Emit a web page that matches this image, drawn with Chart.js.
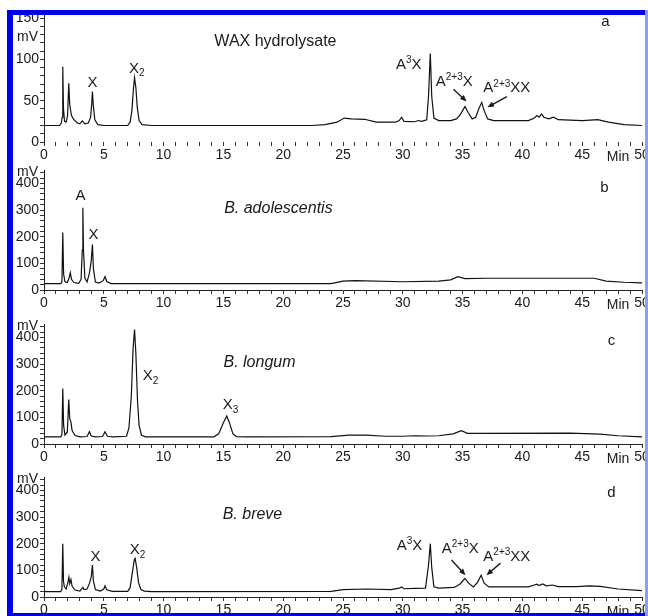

----

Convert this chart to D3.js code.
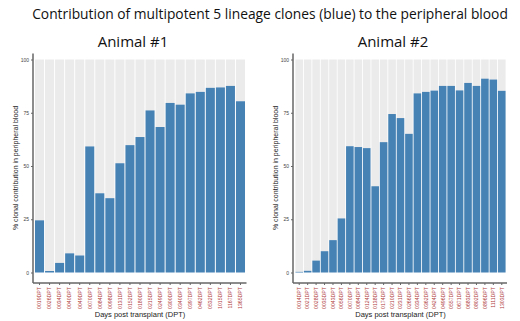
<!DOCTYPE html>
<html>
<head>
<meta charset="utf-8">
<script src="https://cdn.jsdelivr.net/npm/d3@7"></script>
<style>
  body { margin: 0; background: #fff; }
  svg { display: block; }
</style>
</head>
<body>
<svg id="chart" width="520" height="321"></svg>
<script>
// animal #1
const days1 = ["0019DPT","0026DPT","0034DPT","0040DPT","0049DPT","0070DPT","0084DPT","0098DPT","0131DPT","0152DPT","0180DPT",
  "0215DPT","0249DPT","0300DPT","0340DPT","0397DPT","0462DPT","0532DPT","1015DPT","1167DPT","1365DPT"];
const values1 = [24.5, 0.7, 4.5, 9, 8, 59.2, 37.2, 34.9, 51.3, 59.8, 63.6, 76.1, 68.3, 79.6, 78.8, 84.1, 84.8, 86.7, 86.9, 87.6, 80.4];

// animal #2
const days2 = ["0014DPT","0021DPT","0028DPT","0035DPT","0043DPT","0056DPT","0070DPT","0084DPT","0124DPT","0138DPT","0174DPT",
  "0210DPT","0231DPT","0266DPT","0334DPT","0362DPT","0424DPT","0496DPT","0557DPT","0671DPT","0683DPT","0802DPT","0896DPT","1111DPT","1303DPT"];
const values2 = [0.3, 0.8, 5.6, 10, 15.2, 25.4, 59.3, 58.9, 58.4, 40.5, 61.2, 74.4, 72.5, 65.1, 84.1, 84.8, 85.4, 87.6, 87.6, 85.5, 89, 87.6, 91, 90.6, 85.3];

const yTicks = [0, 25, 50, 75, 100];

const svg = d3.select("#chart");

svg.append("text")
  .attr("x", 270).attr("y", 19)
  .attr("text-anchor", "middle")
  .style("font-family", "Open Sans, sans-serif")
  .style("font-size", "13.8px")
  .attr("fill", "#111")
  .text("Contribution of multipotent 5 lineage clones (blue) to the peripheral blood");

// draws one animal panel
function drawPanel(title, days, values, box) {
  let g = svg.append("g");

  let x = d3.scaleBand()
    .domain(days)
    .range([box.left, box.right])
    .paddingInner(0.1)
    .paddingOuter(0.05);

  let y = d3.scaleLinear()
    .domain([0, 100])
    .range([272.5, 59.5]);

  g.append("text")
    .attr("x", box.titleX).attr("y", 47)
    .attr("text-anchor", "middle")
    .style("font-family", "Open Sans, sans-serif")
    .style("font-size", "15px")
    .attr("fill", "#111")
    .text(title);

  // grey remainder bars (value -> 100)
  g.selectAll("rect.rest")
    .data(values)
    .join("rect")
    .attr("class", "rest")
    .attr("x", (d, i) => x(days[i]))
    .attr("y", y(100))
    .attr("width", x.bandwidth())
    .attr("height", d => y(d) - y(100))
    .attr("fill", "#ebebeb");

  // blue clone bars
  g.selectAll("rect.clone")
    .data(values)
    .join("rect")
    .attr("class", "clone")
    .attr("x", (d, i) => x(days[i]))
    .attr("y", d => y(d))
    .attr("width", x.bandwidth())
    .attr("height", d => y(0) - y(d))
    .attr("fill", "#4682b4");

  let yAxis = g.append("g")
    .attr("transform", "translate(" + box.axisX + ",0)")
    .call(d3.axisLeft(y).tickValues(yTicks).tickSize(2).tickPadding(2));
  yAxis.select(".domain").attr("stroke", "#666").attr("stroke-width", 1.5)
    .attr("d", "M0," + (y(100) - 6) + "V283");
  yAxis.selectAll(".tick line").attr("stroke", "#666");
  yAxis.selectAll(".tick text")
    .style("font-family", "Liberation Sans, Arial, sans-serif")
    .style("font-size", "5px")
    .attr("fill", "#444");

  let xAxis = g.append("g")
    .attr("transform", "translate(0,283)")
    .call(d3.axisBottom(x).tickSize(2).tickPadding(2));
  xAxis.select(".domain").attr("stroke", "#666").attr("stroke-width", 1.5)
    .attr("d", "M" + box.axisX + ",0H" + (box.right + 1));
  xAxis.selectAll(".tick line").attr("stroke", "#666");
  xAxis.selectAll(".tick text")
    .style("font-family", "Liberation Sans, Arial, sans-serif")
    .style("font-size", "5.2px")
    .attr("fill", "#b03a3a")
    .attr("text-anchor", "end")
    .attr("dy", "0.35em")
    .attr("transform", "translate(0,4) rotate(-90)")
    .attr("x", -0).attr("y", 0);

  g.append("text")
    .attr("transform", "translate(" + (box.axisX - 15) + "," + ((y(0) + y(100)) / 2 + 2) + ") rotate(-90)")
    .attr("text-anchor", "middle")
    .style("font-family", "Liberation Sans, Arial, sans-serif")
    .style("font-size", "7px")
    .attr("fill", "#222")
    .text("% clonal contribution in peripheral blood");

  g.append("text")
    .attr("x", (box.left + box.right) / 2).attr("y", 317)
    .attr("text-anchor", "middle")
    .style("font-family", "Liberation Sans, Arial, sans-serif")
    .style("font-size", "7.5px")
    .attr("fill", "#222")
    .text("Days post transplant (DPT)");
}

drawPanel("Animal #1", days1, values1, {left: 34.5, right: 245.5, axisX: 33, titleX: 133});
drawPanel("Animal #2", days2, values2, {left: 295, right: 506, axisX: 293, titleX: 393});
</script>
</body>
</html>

----

- **JOB**
Going through the entries above line by line, work out how many lines include the word "this". Only the number is required.

- **CORRECT RESULT**
2